Some requirements on employer plans:
- Must notify employees upon hire about the exchanges and the possibility that employees may be eligible for a tax credit, as well as any loss in employer contributions toward the employee’s health benefits if the employee purchases health insurance through an exchange.
- Employers that contribute toward the costs of health coverage must make the employer contribution available as a voucher that certain employees could use to purchase insurance through an exchange (vouchers are only required for employees whose contribution toward the plan would be between 8% and 9.8% of their income and whose household income is less than 400% of Federal Poverty Level). The entire amount of the voucher is deductible by the employer and, to the extent used to purchase insurance through an exchange, nontaxable to the recipient.

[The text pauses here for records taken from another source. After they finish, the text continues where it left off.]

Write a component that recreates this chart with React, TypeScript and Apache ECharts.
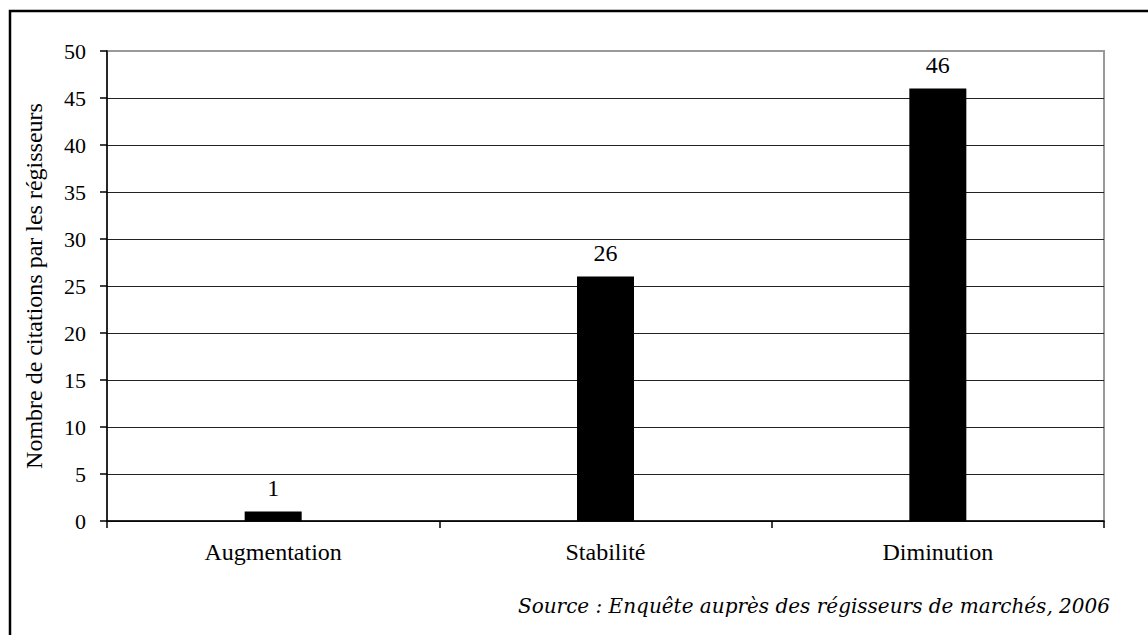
import React, { useEffect, useRef } from "react";
import * as echarts from "echarts";

const categories = ["Augmentation", "Stabilité", "Diminution"];
const values = [1, 26, 46];
const yTitle = "Nombre de citations par les régisseurs";
const sourceText = "Source : Enquête auprès des régisseurs de marchés, 2006";

export default function App() {
  const ref = useRef<HTMLDivElement>(null);
  useEffect(() => {
    if (!ref.current) return;
    const chart = echarts.init(ref.current, undefined, { renderer: "svg" });
    const splitColors = ["#222", "#222", "#222", "#222", "#222", "#222", "#222", "#222", "#222", "#222", "#999"];
    chart.setOption({
      animation: false,
      backgroundColor: "#fff",
      textStyle: { fontFamily: "Liberation Serif" },
      grid: {
        left: 107,
        top: 51,
        right: 44,
        bottom: 114,
        show: true,
        borderColor: "#9a9a9a",
        borderWidth: 2,
      },
      xAxis: {
        type: "category",
        data: categories,
        axisLine: { lineStyle: { color: "#000", width: 1.5 } },
        axisTick: { show: true, length: 7, lineStyle: { color: "#000", width: 1.5 } },
        axisLabel: { color: "#000", fontSize: 24, margin: 19, fontFamily: "Liberation Serif" },
      },
      yAxis: {
        type: "value",
        min: 0,
        max: 50,
        interval: 5,
        name: yTitle,
        nameLocation: "middle",
        nameGap: 61,
        nameTextStyle: { color: "#000", fontSize: 24, fontFamily: "Liberation Serif" },
        axisLine: { show: true, lineStyle: { color: "#000", width: 1.5 } },
        axisTick: { show: true, length: 7, lineStyle: { color: "#000", width: 1.5 } },
        axisLabel: { color: "#000", fontSize: 22, margin: 21, fontFamily: "Liberation Serif" },
        splitLine: { show: true, lineStyle: { color: splitColors, width: 1.2 } },
      },
      series: [
        {
          type: "bar",
          data: values,
          barWidth: 57,
          itemStyle: { color: "#000" },
          label: {
            show: true,
            position: "top",
            distance: 12,
            color: "#000",
            fontSize: 24,
            fontFamily: "Liberation Serif",
          },
        },
      ],
      graphic: [
        {
          type: "rect",
          shape: { x: 10, y: 11, width: 1200, height: 700 },
          style: { fill: "none", stroke: "#000", lineWidth: 2.5 },
          silent: true,
        },
        {
          type: "text",
          right: 38,
          top: 596,
          style: {
            text: sourceText,
            fill: "#000",
            fontSize: 20,
            fontStyle: "italic",
            fontFamily: "DejaVu Serif",
          },
        },
      ],
    });
    return () => chart.dispose();
  }, []);
  return (
    <div
      ref={ref}
      style={{ position: "fixed", left: 0, top: 0, width: 1148, height: 635 }}
    />
  );
}
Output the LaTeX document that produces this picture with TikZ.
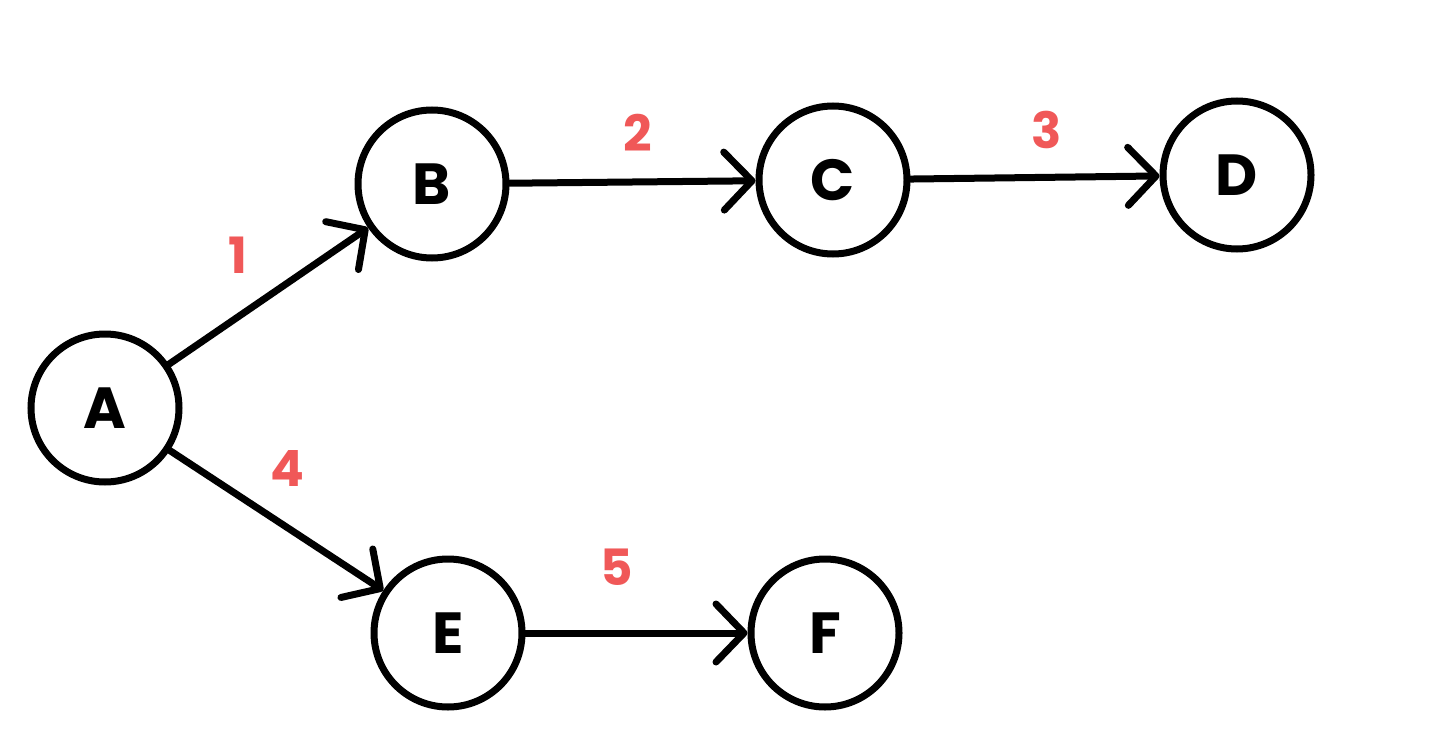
\documentclass[tikz,border=0pt]{standalone}
\usepackage{fontspec}
\setmainfont{Poppins}
\usetikzlibrary{arrows.meta}
\definecolor{lblred}{RGB}{240,88,88}
\begin{document}
\begin{tikzpicture}[x=1pt,y=-1pt,
  vertex/.style={circle,draw=black,line width=7pt,minimum size=148pt,inner sep=0pt,font=\fontsize{58}{60}\selectfont\bfseries},
  edge/.style={line width=7pt,line cap=round,-{Straight Barb[length=28pt,width=58pt,round]}},
  wlabel/.style={text=lblred,font=\fontsize{50}{52}\selectfont\bfseries}]
\useasboundingbox (0,0) rectangle (1440,733);
\fill[white] (0,0) rectangle (1440,733);
\node[vertex] (A) at (105,408) {A};
\node[vertex] (B) at (432,184) {B};
\node[vertex] (C) at (833,180) {C};
\node[vertex] (D) at (1237,175) {D};
\node[vertex] (E) at (448,633) {E};
\node[vertex] (F) at (825,633) {F};
\draw[edge] (A) -- (B);
\draw[edge] (B) -- (C);
\draw[edge] (C) -- (D);
\draw[edge] (A) -- (E);
\draw[edge] (E) -- (F);
\node[wlabel] (l1) at (238,255) {1};
\node[wlabel] (l2) at (638,133) {2};
\node[wlabel] (l3) at (1047,130) {3};
\node[wlabel] (l4) at (287,468) {4};
\node[wlabel] (l5) at (617,567) {5};
\end{tikzpicture}
\end{document}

- Prohibition against lifetime limits.
- All plans offering dependent coverage allow unmarried children to remain covered under a parent’s plan through age 26 (NY already has this insurance mandate with an age cap of 29).
- Beginning in 2014, plans will be prohibited from imposing annual out of pocket limits that exceed the maximum Health Savings Account contribution.
- All annual limits will be prohibited effective in the 2011 plan year.
- Employers with more than 50 employees, as noted above, will be required to report whether they offer their full-time employees and dependents health coverage, the length of the waiting period, the lowest cost option in each enrollment category, the employer’s share of the total allowed costs of benefits, and the number and names of covered employees.
- Effective in the 2011 plan year, the bill establishes a new internal and external review procedure for claims determinations.
- The new excise tax on employers’ group health plans (40%) may force design changes. The tax kicks in 2018 under the Reconciliation Agreement and is based on the total cost of benefits provided under the plan regardless of how those costs are allocated among the employer and the employee. Avoiding the excise tax will require plan design changes as opposed to just shifting some or all of the premium cost to employees.